CROYDON COMMENTARY: The mounting public concern about oceans full to the brim with discarded plastics has seen calls for grand, global solutions. But as Crystal Palace home-owner ALEX KLAUSHOFER has shown, we can all make a change, starting with our next visit to the shops
This was the superfluous plastic from my latest Aldi shop … an individually wrapped aubergine, a cabbage in a bag which fell off in the time-pressured transaction at the till, and one yoghurt without a plastic top.
All the rest had plastic tops and there were no “free” vegetables. I have tweeted Aldi letting them know I would be happier buying all these things with minimum wrapping, as I used to until a few years ago.
In January, I became a plastivist. An activist on plastics. It was my New Year resolution.
First, a confession. I never watched Blue Planet because I’m scared of fish. But sometime in the middle of the series, with so much talk about plastic use in the air, I came back from the supermarket and had a kind of negative epiphany.
Suddenly I saw that almost everything I’d bought was swathed in plastic.
Much of it was going to go straight in the bin as I unwrapped and stored the produce; the rest would follow over the next week or so. And, I reflected as I stared at the array of plastic bags, trays and wrappers proliferating around the kitchen, a supermarket shop didn’t used to be like this.
Second, a boast. I’ve long been relatively abstemious with plastic. I never bought into the bottled water craze that started in the 1990s, having always refilled the same bottle with tap water until it wore out.
Around the same time I also became aware of the need to limit plastic bag use to the point where the local shop assistants would laugh at me for declining a bag. “You don’t have to pay for it,” they smiled. “It’s free.” My careful behaviour must have signalled poverty and membership of a low social class.
Yet I was behind rather than ahead of the times.
My distaste for waste stemmed from a childhood infused by my parents’ war-time thriftiness, a make-do and mend, save-and-reuse culture that automatically meant you thought twice about throwing away anything not perishable or worn out. My mother put plastic bags in the washing machine and hung them to dry on the line. So do I.

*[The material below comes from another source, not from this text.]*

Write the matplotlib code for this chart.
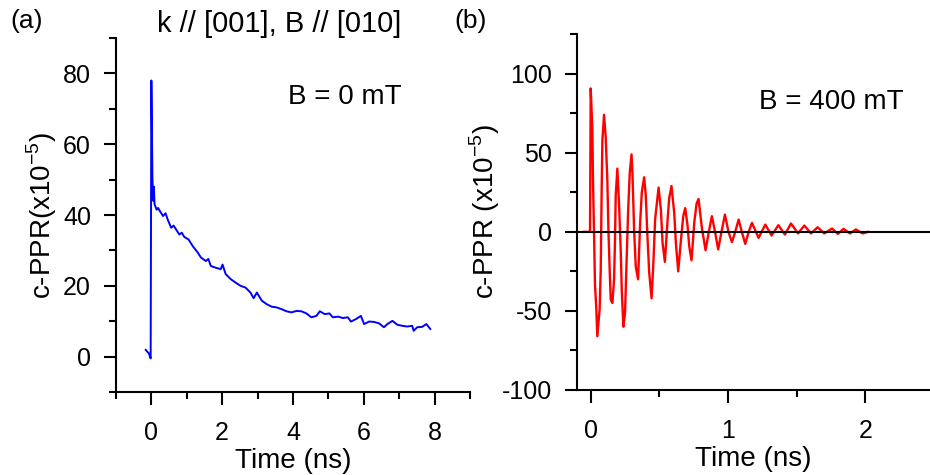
import matplotlib.pyplot as plt
from matplotlib.ticker import MultipleLocator

plt.rcParams['font.family'] = ['Liberation Sans', 'DejaVu Sans']
plt.rcParams['mathtext.fontset'] = 'custom'
plt.rcParams['mathtext.rm'] = 'Liberation Sans'
plt.rcParams['axes.unicode_minus'] = False

# (a) B = 0 mT
t_a = [-0.16, -0.07, -0.02, 0.0, 0.03, 0.05, 0.07, 0.09, 0.15, 0.19, 0.26, 0.33,
       0.40, 0.47, 0.56, 0.63, 0.70, 0.79, 0.86, 0.93, 1.05, 1.17, 1.31, 1.40,
       1.54, 1.61, 1.68, 1.82, 1.96, 2.01, 2.10, 2.24, 2.38, 2.52, 2.66, 2.80,
       2.89, 2.98, 3.12, 3.26, 3.40, 3.54, 3.68, 3.82, 3.96, 4.10, 4.24, 4.38,
       4.52, 4.66, 4.76, 4.90, 5.03, 5.13, 5.27, 5.41, 5.55, 5.64, 5.78, 5.92,
       6.01, 6.15, 6.29, 6.43, 6.57, 6.67, 6.81, 6.95, 7.09, 7.23, 7.37, 7.41,
       7.51, 7.65, 7.77, 7.88]
ppr_a = [1.9, 0.9, -0.5, 78.0, 50.5, 44.0, 48.0, 43.0, 41.5, 42.0, 40.8, 39.7,
         40.5, 38.5, 36.4, 37.0, 35.9, 34.5, 35.0, 33.8, 33.1, 31.2, 29.4, 28.0,
         27.0, 27.6, 25.6, 25.1, 24.7, 26.0, 23.3, 21.9, 20.9, 20.0, 19.5, 18.1,
         16.5, 18.1, 15.8, 14.8, 14.1, 13.9, 13.4, 12.8, 12.5, 12.9, 12.8, 12.2,
         11.1, 11.5, 12.8, 12.0, 12.2, 11.1, 11.3, 10.9, 11.1, 9.9, 10.6, 11.5,
         9.2, 9.9, 9.8, 9.4, 8.3, 9.2, 10.1, 9.0, 8.7, 8.5, 8.7, 7.3,
         8.3, 8.4, 9.2, 7.8]

# (b) B = 400 mT, values
t_b = [-0.049, -0.005, 0.0, 0.012, 0.017, 0.024, 0.031, 0.041, 0.048, 0.065,
       0.073, 0.080, 0.085, 0.097, 0.109, 0.121, 0.129, 0.138, 0.146, 0.158,
       0.170, 0.177, 0.182, 0.194, 0.207, 0.219, 0.226, 0.238, 0.250, 0.260,
       0.272, 0.284, 0.297, 0.304, 0.316, 0.328, 0.345, 0.360, 0.372, 0.389,
       0.401, 0.413, 0.426, 0.443, 0.455, 0.469, 0.494, 0.511, 0.523, 0.540,
       0.560, 0.571, 0.588, 0.608, 0.620, 0.637, 0.657, 0.674, 0.688, 0.705,
       0.717, 0.734, 0.754, 0.771, 0.785, 0.810, 0.836, 0.860, 0.882, 0.905,
       0.928, 0.952, 0.977, 1.003, 1.028, 1.052, 1.077, 1.100, 1.125, 1.150,
       1.174, 1.222, 1.271, 1.317, 1.366, 1.414, 1.458, 1.509, 1.555, 1.604,
       1.652, 1.70, 1.757, 1.80, 1.84, 1.888, 1.93, 1.98, 2.02]
ppr_b = [0.0, 0.0, 90.7, 65.0, 31.0, 0.0, -33.0, -49.0, -66.0, -49.0,
         -24.0, 28.0, 58.0, 74.0, 60.0, 33.0, 1.0, -24.0, -43.0, -45.0,
         -30.0, -5.0, 23.0, 40.0, 16.0, -13.0, -37.0, -60.0, -51.0, -22.0,
         12.0, 37.0, 49.0, 37.0, 1.0, -22.0, -30.0, 6.0, 25.0, 34.5,
         23.0, -3.0, -26.0, -42.0, -22.0, 8.0, 28.0, 14.0, -7.0, -19.0,
         8.0, 21.0, 29.0, 12.0, -7.0, -25.0, -5.0, 10.0, 15.0, 4.0,
         -9.0, -18.0, 6.0, 18.0, 20.8, 2.0, -11.6, 0.0, 9.9, 0.0,
         -11.1, 0.0, 10.9, 0.0, -6.5, 0.0, 7.8, 0.0, -7.6, 0.0,
         5.7, -3.8, 4.6, -2.3, 4.2, -1.7, 5.3, -1.0, 4.0, -1.0,
         2.9, -1.0, 2.1, -1.3, 1.9, -1.0, 1.5, -1.0, 0.0]

fig = plt.figure(figsize=(9.3, 4.75), dpi=100)
ax1 = fig.add_axes([0.1247, 0.1747, 0.3806, 0.7453])
ax2 = fig.add_axes([0.6204, 0.179, 0.3796, 0.749])

for ax in (ax1, ax2):
    for s in ('top', 'right'):
        ax.spines[s].set_visible(False)
    for s in ('left', 'bottom'):
        ax.spines[s].set_linewidth(1.5)
    ax.tick_params(which='major', length=9, width=1.5, labelsize=18)
    ax.tick_params(which='minor', length=5, width=1.5)
    ax.tick_params(axis='x', which='major', pad=12)
    ax.tick_params(axis='y', which='major', pad=9)

ax1.plot(t_a, ppr_a, color='#0000FF', linewidth=1.4)
ax1.set_xlim(-1, 9)
ax1.set_ylim(-10, 90)
ax1.xaxis.set_major_locator(MultipleLocator(2))
ax1.xaxis.set_minor_locator(MultipleLocator(1))
ax1.yaxis.set_major_locator(MultipleLocator(20))
ax1.yaxis.set_minor_locator(MultipleLocator(10))
ax1.set_xlabel('Time (ns)', fontsize=20, labelpad=2)
ax1.set_ylabel(r'c-PPR(x10$^{-5}$)', fontsize=20, labelpad=3)
ax1.text(0.647, 0.833, 'B = 0 mT', transform=ax1.transAxes, fontsize=20,
         ha='center', va='center')

ax2.plot(t_b, ppr_b, color='#FF0000', linewidth=1.7)
ax2.axhline(0, color='black', linewidth=1.5)
ax2.set_xlim(-0.1, 2.47)
ax2.set_ylim(-100, 125)
ax2.xaxis.set_major_locator(MultipleLocator(1))
ax2.xaxis.set_minor_locator(MultipleLocator(0.5))
ax2.yaxis.set_major_locator(MultipleLocator(50))
ax2.yaxis.set_minor_locator(MultipleLocator(25))
ax2.set_xlabel('Time (ns)', fontsize=20, labelpad=2)
ax2.set_ylabel(r'c-PPR (x10$^{-5}$)', fontsize=20, labelpad=0)
ax2.text(0.72, 0.809, 'B = 400 mT', transform=ax2.transAxes, fontsize=20,
         ha='center', va='center')

fig.text(0.011, 0.955, '(a)', fontsize=19, ha='left', va='center')
fig.text(0.489, 0.955, '(b)', fontsize=19, ha='left', va='center')
fig.text(0.30, 0.95, 'k // [001], B // [010]', fontsize=21, ha='center', va='center')

fig.savefig('out.png', dpi=100)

Yet despite this inherited parsimony, I now realise that over the past 10 or 15 years my consumption of plastic has crept up and up. Partly this is due to the hyper-packaging of food manufacturers who seem to have become over-protective of their produce.
Partly it’s due to the rise of internet shopping: a couple of weeks before my kitchen epiphany I filled half a room with the plastic packaging from the delivery of a single lampshade.
So, although I’ve never been much of an eco worrier – and I’m not one for new year’s resolutions either – I resolved to begin 2018 with a (partial) vow of plasticity. I’ll review my use of single-use plastics, introducing in their place alternatives where possible.
See, for example, the gift of food covers of fabric and beeswax made by my friend Joce as an alternative to cling film. I’ll risk annoying people by commenting on unnecessary plastic goods at public events.
And I’ll engage in some proactive plastivism by writing to certain manufacturers about their packaging, making it clear that for me, as a consumer, less is more.